### Task:
Copy all the data exactly, except the pictures.
※
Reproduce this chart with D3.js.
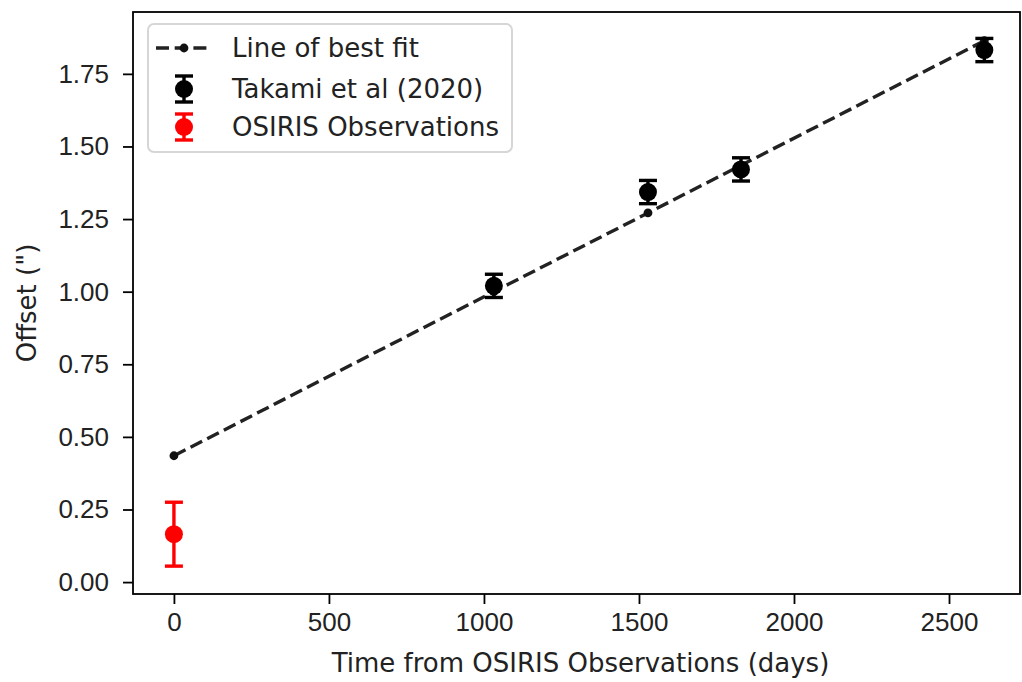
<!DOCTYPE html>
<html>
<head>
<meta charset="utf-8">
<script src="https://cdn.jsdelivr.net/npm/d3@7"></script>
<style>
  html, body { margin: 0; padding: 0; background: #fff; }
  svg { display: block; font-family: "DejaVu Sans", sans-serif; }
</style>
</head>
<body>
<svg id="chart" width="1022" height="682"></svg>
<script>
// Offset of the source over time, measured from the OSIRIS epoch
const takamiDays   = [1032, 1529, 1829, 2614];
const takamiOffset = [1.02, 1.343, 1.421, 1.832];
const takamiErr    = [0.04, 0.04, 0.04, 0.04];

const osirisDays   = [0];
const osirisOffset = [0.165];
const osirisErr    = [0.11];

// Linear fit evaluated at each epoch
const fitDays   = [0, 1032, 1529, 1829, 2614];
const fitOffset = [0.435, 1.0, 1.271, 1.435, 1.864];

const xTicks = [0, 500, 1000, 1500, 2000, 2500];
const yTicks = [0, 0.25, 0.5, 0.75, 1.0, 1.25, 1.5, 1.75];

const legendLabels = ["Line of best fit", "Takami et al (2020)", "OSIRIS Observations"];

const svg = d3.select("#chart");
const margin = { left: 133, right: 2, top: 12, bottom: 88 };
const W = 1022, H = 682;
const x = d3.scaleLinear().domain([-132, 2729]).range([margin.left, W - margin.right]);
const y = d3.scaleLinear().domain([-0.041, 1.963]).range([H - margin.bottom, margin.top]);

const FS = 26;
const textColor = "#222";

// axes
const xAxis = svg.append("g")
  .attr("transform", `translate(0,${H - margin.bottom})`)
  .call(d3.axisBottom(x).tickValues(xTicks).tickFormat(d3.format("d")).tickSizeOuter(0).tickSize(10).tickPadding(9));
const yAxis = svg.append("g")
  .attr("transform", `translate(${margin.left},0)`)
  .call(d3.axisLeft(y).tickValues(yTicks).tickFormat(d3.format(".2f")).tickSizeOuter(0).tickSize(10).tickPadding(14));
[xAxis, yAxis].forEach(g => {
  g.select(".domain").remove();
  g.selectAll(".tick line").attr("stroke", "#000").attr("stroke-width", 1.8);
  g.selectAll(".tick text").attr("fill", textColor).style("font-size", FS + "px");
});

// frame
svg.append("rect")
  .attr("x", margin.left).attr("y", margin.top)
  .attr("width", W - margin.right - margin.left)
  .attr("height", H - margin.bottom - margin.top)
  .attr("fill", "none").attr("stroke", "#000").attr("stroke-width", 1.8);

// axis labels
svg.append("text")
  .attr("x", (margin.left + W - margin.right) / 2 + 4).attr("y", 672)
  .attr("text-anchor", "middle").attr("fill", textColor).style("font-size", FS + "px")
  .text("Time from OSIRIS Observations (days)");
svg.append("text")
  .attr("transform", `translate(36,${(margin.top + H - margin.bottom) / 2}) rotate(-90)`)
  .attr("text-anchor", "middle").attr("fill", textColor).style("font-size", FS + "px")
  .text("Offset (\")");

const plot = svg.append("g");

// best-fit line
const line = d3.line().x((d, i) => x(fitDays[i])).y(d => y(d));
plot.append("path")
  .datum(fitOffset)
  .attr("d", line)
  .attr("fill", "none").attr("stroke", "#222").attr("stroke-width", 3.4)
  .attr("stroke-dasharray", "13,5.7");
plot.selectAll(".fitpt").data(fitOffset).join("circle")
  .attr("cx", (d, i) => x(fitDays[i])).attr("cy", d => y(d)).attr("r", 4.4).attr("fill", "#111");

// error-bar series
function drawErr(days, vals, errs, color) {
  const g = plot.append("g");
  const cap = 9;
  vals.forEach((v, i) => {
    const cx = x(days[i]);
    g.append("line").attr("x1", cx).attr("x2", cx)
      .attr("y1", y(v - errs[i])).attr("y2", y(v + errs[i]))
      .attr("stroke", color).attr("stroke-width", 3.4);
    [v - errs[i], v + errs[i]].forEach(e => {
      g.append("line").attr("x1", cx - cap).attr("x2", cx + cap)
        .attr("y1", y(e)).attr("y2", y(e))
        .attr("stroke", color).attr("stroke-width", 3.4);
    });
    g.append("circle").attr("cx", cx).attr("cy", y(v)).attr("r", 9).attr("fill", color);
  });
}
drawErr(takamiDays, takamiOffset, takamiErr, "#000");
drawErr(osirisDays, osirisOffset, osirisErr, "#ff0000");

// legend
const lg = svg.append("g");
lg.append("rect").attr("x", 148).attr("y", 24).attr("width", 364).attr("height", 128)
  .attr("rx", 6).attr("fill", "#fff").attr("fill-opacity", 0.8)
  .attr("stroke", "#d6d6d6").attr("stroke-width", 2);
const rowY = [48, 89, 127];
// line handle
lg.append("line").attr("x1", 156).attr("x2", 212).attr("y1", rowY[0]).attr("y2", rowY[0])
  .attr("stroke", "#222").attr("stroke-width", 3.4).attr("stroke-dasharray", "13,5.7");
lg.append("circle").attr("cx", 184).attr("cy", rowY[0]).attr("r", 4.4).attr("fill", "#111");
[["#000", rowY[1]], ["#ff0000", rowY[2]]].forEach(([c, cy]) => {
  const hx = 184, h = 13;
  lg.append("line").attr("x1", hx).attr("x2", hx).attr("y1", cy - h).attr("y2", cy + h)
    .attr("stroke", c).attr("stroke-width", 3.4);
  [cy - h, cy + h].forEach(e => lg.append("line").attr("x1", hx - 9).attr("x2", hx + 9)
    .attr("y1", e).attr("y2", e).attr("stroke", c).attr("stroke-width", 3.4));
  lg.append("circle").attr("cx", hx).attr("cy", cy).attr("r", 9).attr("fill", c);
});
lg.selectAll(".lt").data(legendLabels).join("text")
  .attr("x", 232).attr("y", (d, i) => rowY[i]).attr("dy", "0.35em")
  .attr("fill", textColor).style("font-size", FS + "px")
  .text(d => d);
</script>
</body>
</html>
※
### Result:
Reproduce this chart with D3.js.
<!DOCTYPE html>
<html>
<head>
<meta charset="utf-8">
<script src="https://cdn.jsdelivr.net/npm/d3@7"></script>
<style>
  html, body { margin: 0; padding: 0; background: #fff; }
  svg { display: block; font-family: "DejaVu Sans", sans-serif; }
</style>
</head>
<body>
<svg id="chart" width="1022" height="682"></svg>
<script>
// Offset of the source over time, measured from the OSIRIS epoch
const takamiDays   = [1032, 1529, 1829, 2614];
const takamiOffset = [1.02, 1.343, 1.421, 1.832];
const takamiErr    = [0.04, 0.04, 0.04, 0.04];

const osirisDays   = [0];
const osirisOffset = [0.165];
const osirisErr    = [0.11];

// Linear fit evaluated at each epoch
const fitDays   = [0, 1032, 1529, 1829, 2614];
const fitOffset = [0.435, 1.0, 1.271, 1.435, 1.864];

const xTicks = [0, 500, 1000, 1500, 2000, 2500];
const yTicks = [0, 0.25, 0.5, 0.75, 1.0, 1.25, 1.5, 1.75];

const legendLabels = ["Line of best fit", "Takami et al (2020)", "OSIRIS Observations"];

const svg = d3.select("#chart");
const margin = { left: 133, right: 2, top: 12, bottom: 88 };
const W = 1022, H = 682;
const x = d3.scaleLinear().domain([-132, 2729]).range([margin.left, W - margin.right]);
const y = d3.scaleLinear().domain([-0.041, 1.963]).range([H - margin.bottom, margin.top]);

const FS = 26;
const textColor = "#222";

// axes
const xAxis = svg.append("g")
  .attr("transform", `translate(0,${H - margin.bottom})`)
  .call(d3.axisBottom(x).tickValues(xTicks).tickFormat(d3.format("d")).tickSizeOuter(0).tickSize(10).tickPadding(9));
const yAxis = svg.append("g")
  .attr("transform", `translate(${margin.left},0)`)
  .call(d3.axisLeft(y).tickValues(yTicks).tickFormat(d3.format(".2f")).tickSizeOuter(0).tickSize(10).tickPadding(14));
[xAxis, yAxis].forEach(g => {
  g.select(".domain").remove();
  g.selectAll(".tick line").attr("stroke", "#000").attr("stroke-width", 1.8);
  g.selectAll(".tick text").attr("fill", textColor).style("font-size", FS + "px");
});

// frame
svg.append("rect")
  .attr("x", margin.left).attr("y", margin.top)
  .attr("width", W - margin.right - margin.left)
  .attr("height", H - margin.bottom - margin.top)
  .attr("fill", "none").attr("stroke", "#000").attr("stroke-width", 1.8);

// axis labels
svg.append("text")
  .attr("x", (margin.left + W - margin.right) / 2 + 4).attr("y", 672)
  .attr("text-anchor", "middle").attr("fill", textColor).style("font-size", FS + "px")
  .text("Time from OSIRIS Observations (days)");
svg.append("text")
  .attr("transform", `translate(36,${(margin.top + H - margin.bottom) / 2}) rotate(-90)`)
  .attr("text-anchor", "middle").attr("fill", textColor).style("font-size", FS + "px")
  .text("Offset (\")");

const plot = svg.append("g");

// best-fit line
const line = d3.line().x((d, i) => x(fitDays[i])).y(d => y(d));
plot.append("path")
  .datum(fitOffset)
  .attr("d", line)
  .attr("fill", "none").attr("stroke", "#222").attr("stroke-width", 3.4)
  .attr("stroke-dasharray", "13,5.7");
plot.selectAll(".fitpt").data(fitOffset).join("circle")
  .attr("cx", (d, i) => x(fitDays[i])).attr("cy", d => y(d)).attr("r", 4.4).attr("fill", "#111");

// error-bar series
function drawErr(days, vals, errs, color) {
  const g = plot.append("g");
  const cap = 9;
  vals.forEach((v, i) => {
    const cx = x(days[i]);
    g.append("line").attr("x1", cx).attr("x2", cx)
      .attr("y1", y(v - errs[i])).attr("y2", y(v + errs[i]))
      .attr("stroke", color).attr("stroke-width", 3.4);
    [v - errs[i], v + errs[i]].forEach(e => {
      g.append("line").attr("x1", cx - cap).attr("x2", cx + cap)
        .attr("y1", y(e)).attr("y2", y(e))
        .attr("stroke", color).attr("stroke-width", 3.4);
    });
    g.append("circle").attr("cx", cx).attr("cy", y(v)).attr("r", 9).attr("fill", color);
  });
}
drawErr(takamiDays, takamiOffset, takamiErr, "#000");
drawErr(osirisDays, osirisOffset, osirisErr, "#ff0000");

// legend
const lg = svg.append("g");
lg.append("rect").attr("x", 148).attr("y", 24).attr("width", 364).attr("height", 128)
  .attr("rx", 6).attr("fill", "#fff").attr("fill-opacity", 0.8)
  .attr("stroke", "#d6d6d6").attr("stroke-width", 2);
const rowY = [48, 89, 127];
// line handle
lg.append("line").attr("x1", 156).attr("x2", 212).attr("y1", rowY[0]).attr("y2", rowY[0])
  .attr("stroke", "#222").attr("stroke-width", 3.4).attr("stroke-dasharray", "13,5.7");
lg.append("circle").attr("cx", 184).attr("cy", rowY[0]).attr("r", 4.4).attr("fill", "#111");
[["#000", rowY[1]], ["#ff0000", rowY[2]]].forEach(([c, cy]) => {
  const hx = 184, h = 13;
  lg.append("line").attr("x1", hx).attr("x2", hx).attr("y1", cy - h).attr("y2", cy + h)
    .attr("stroke", c).attr("stroke-width", 3.4);
  [cy - h, cy + h].forEach(e => lg.append("line").attr("x1", hx - 9).attr("x2", hx + 9)
    .attr("y1", e).attr("y2", e).attr("stroke", c).attr("stroke-width", 3.4));
  lg.append("circle").attr("cx", hx).attr("cy", cy).attr("r", 9).attr("fill", c);
});
lg.selectAll(".lt").data(legendLabels).join("text")
  .attr("x", 232).attr("y", (d, i) => rowY[i]).attr("dy", "0.35em")
  .attr("fill", textColor).style("font-size", FS + "px")
  .text(d => d);
</script>
</body>
</html>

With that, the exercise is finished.